Print, word for word, every line from the beginning of the listing up to and including the line with "const lossTicks = [0, 20, 40, 60, 80, 100];". Pictures are to be excluded.

- [RECORDED DATA]:
<<<<
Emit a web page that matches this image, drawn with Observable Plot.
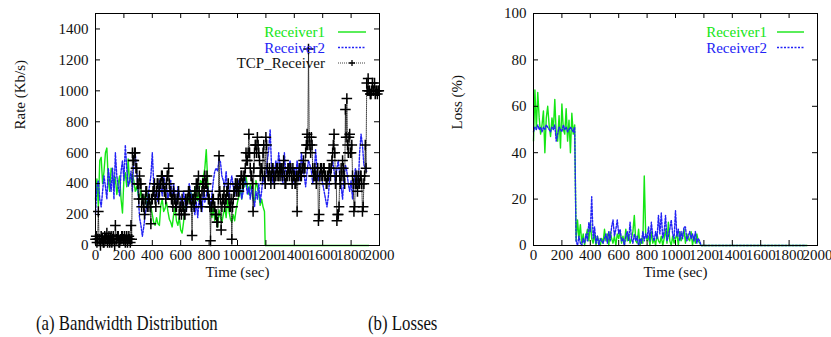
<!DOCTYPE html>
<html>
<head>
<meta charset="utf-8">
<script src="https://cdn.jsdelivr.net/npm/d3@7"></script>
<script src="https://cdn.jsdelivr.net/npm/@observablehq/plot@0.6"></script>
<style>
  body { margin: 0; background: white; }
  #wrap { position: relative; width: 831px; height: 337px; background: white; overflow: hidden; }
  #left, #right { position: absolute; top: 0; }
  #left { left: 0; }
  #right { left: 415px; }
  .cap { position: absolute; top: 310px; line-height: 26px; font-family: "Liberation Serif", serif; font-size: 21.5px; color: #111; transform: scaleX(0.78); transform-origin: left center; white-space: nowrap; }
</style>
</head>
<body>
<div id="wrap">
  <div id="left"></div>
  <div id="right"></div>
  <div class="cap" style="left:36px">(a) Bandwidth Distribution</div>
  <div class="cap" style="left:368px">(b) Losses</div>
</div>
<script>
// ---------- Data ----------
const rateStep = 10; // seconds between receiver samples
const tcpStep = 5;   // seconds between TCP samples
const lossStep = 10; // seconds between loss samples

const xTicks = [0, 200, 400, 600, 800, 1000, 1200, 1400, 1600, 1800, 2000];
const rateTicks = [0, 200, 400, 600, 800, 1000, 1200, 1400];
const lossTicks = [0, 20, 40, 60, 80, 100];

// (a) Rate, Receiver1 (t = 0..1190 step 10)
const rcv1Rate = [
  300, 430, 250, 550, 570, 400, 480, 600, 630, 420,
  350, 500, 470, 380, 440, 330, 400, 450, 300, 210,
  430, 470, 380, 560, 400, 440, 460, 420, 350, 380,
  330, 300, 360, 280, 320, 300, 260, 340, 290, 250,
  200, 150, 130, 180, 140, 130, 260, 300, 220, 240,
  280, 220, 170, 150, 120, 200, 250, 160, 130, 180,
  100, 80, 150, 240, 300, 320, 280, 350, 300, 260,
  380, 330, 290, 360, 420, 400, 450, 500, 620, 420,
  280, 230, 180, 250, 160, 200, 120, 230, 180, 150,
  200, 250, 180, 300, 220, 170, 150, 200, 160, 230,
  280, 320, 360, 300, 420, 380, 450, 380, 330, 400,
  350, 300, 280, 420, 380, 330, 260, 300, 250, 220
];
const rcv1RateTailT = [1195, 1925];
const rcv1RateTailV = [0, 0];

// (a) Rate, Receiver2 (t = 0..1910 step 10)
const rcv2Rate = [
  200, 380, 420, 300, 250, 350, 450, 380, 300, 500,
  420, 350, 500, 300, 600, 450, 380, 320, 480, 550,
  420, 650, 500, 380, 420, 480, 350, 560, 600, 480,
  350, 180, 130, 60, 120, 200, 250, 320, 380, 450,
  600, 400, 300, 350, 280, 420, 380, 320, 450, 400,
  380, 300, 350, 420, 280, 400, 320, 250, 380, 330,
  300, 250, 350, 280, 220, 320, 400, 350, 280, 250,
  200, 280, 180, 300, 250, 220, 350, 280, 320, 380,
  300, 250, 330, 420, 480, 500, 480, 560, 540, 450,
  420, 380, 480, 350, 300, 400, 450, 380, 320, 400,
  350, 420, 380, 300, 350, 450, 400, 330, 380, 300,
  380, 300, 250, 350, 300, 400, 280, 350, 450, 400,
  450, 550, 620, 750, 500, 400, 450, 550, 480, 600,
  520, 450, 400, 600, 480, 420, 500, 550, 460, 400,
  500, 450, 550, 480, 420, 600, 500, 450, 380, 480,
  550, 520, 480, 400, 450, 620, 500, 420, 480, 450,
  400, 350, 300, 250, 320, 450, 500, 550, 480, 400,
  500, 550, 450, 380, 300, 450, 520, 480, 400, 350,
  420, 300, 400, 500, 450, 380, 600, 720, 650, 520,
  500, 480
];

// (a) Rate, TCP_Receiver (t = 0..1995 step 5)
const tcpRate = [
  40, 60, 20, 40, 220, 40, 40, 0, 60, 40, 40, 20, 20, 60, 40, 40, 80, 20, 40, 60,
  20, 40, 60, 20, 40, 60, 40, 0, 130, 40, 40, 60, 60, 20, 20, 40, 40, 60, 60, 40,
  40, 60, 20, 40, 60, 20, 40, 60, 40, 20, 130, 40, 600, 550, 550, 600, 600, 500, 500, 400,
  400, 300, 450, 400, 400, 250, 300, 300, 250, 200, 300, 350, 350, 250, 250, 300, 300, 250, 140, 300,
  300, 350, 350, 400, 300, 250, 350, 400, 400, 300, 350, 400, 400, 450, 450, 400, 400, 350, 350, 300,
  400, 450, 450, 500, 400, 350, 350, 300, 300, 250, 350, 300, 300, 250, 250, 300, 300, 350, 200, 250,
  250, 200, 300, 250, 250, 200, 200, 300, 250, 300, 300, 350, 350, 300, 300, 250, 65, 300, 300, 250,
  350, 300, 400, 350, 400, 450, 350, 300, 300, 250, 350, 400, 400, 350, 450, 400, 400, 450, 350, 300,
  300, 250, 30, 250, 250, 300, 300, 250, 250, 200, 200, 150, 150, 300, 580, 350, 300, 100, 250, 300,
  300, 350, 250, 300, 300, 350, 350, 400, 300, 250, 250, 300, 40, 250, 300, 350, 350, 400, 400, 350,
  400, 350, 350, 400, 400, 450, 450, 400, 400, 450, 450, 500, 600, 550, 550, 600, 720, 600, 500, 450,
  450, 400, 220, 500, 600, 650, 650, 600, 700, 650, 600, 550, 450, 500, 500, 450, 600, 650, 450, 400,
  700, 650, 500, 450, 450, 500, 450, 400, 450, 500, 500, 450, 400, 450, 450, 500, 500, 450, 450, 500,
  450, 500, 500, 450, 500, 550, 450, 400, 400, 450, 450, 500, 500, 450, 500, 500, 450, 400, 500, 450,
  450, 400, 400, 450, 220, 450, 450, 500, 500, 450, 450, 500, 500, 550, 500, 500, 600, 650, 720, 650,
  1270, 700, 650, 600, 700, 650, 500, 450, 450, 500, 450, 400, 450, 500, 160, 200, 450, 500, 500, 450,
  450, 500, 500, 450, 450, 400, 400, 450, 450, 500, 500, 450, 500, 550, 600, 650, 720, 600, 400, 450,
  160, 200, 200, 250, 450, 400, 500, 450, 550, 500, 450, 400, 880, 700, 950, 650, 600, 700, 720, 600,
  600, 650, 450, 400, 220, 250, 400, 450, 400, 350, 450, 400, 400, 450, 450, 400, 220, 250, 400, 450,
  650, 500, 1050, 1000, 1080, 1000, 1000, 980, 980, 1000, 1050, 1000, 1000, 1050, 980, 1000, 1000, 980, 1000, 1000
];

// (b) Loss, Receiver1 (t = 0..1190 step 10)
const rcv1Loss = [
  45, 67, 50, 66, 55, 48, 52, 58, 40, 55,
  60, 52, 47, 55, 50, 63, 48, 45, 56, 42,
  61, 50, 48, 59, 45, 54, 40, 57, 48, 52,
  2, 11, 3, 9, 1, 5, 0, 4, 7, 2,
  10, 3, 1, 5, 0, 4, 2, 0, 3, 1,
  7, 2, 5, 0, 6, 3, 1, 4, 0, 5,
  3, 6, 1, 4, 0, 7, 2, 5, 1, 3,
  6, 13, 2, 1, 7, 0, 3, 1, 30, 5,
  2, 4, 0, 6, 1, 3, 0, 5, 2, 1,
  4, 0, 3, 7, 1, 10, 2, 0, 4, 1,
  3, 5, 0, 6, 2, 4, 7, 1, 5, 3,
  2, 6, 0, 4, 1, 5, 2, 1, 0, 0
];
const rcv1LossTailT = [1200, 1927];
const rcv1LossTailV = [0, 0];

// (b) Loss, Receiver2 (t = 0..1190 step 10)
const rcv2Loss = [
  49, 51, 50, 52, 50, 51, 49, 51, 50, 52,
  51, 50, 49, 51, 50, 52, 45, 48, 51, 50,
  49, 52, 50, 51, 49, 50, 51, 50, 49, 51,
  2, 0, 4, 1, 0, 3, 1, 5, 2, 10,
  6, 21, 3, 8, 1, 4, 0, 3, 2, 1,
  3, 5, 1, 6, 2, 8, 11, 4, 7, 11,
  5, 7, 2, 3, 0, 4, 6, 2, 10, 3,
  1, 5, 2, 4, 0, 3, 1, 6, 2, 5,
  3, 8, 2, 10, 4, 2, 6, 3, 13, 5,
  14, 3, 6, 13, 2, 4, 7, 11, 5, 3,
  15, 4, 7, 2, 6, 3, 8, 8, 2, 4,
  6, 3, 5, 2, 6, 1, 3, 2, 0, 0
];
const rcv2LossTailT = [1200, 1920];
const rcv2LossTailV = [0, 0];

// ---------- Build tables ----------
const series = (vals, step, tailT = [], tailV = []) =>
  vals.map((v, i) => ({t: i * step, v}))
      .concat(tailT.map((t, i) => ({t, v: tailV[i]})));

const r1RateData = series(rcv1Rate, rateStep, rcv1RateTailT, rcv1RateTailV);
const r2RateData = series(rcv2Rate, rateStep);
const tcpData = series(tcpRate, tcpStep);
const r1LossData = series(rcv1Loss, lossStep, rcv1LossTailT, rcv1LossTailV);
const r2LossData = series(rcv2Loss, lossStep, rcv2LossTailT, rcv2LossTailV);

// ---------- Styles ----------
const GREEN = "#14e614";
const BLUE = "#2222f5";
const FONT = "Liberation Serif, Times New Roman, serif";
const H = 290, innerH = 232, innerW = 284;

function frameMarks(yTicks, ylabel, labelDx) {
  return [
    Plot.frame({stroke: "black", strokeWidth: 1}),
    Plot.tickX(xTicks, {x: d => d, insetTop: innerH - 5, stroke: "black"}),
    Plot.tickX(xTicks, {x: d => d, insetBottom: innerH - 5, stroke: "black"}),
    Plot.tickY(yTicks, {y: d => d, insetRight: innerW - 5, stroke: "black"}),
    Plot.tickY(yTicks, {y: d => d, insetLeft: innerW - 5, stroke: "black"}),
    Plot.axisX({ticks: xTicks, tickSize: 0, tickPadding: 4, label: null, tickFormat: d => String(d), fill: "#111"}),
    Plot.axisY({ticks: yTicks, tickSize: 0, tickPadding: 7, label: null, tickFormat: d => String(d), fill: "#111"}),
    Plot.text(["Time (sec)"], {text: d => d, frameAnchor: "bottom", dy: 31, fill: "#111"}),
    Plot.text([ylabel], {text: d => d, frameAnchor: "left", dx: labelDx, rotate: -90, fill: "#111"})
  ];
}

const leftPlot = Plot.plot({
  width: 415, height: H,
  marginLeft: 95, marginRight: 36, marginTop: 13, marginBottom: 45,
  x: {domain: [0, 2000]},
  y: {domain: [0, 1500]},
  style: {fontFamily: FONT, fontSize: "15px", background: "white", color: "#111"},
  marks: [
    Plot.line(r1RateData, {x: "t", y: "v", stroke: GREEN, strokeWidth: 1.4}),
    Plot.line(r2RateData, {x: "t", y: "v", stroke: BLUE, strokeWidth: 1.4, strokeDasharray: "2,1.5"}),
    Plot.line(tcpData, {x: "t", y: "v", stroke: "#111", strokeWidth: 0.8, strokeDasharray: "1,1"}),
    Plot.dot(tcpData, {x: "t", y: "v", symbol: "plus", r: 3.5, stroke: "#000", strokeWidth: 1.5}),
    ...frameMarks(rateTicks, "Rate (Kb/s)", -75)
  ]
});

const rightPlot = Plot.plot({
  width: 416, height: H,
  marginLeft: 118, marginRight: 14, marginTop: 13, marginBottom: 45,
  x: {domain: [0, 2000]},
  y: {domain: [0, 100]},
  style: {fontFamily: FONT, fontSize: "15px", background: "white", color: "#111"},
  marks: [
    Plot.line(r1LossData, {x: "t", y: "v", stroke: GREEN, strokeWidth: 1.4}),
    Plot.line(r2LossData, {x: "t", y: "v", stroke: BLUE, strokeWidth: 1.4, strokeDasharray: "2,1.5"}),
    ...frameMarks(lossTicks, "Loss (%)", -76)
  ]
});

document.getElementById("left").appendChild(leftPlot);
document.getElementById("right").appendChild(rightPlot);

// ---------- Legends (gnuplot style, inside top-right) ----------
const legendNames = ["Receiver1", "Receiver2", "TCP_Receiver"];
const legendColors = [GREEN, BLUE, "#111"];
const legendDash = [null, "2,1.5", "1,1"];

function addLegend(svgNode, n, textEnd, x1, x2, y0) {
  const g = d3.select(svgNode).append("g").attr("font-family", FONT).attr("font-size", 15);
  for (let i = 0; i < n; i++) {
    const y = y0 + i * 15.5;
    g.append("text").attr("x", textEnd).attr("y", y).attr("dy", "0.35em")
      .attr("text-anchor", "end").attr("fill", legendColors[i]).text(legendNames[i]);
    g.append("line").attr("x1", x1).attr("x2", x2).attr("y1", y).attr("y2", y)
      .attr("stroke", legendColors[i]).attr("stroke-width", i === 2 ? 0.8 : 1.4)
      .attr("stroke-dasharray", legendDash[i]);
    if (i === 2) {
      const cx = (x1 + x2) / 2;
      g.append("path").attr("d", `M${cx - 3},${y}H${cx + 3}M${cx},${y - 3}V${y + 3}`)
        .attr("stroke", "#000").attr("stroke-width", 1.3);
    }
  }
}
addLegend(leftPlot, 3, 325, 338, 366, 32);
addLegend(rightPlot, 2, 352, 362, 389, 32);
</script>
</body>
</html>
>>>>
- [RESULT OF THE TASK]:
Emit a web page that matches this image, drawn with Observable Plot.
<!DOCTYPE html>
<html>
<head>
<meta charset="utf-8">
<script src="https://cdn.jsdelivr.net/npm/d3@7"></script>
<script src="https://cdn.jsdelivr.net/npm/@observablehq/plot@0.6"></script>
<style>
  body { margin: 0; background: white; }
  #wrap { position: relative; width: 831px; height: 337px; background: white; overflow: hidden; }
  #left, #right { position: absolute; top: 0; }
  #left { left: 0; }
  #right { left: 415px; }
  .cap { position: absolute; top: 310px; line-height: 26px; font-family: "Liberation Serif", serif; font-size: 21.5px; color: #111; transform: scaleX(0.78); transform-origin: left center; white-space: nowrap; }
</style>
</head>
<body>
<div id="wrap">
  <div id="left"></div>
  <div id="right"></div>
  <div class="cap" style="left:36px">(a) Bandwidth Distribution</div>
  <div class="cap" style="left:368px">(b) Losses</div>
</div>
<script>
// ---------- Data ----------
const rateStep = 10; // seconds between receiver samples
const tcpStep = 5;   // seconds between TCP samples
const lossStep = 10; // seconds between loss samples

const xTicks = [0, 200, 400, 600, 800, 1000, 1200, 1400, 1600, 1800, 2000];
const rateTicks = [0, 200, 400, 600, 800, 1000, 1200, 1400];
const lossTicks = [0, 20, 40, 60, 80, 100];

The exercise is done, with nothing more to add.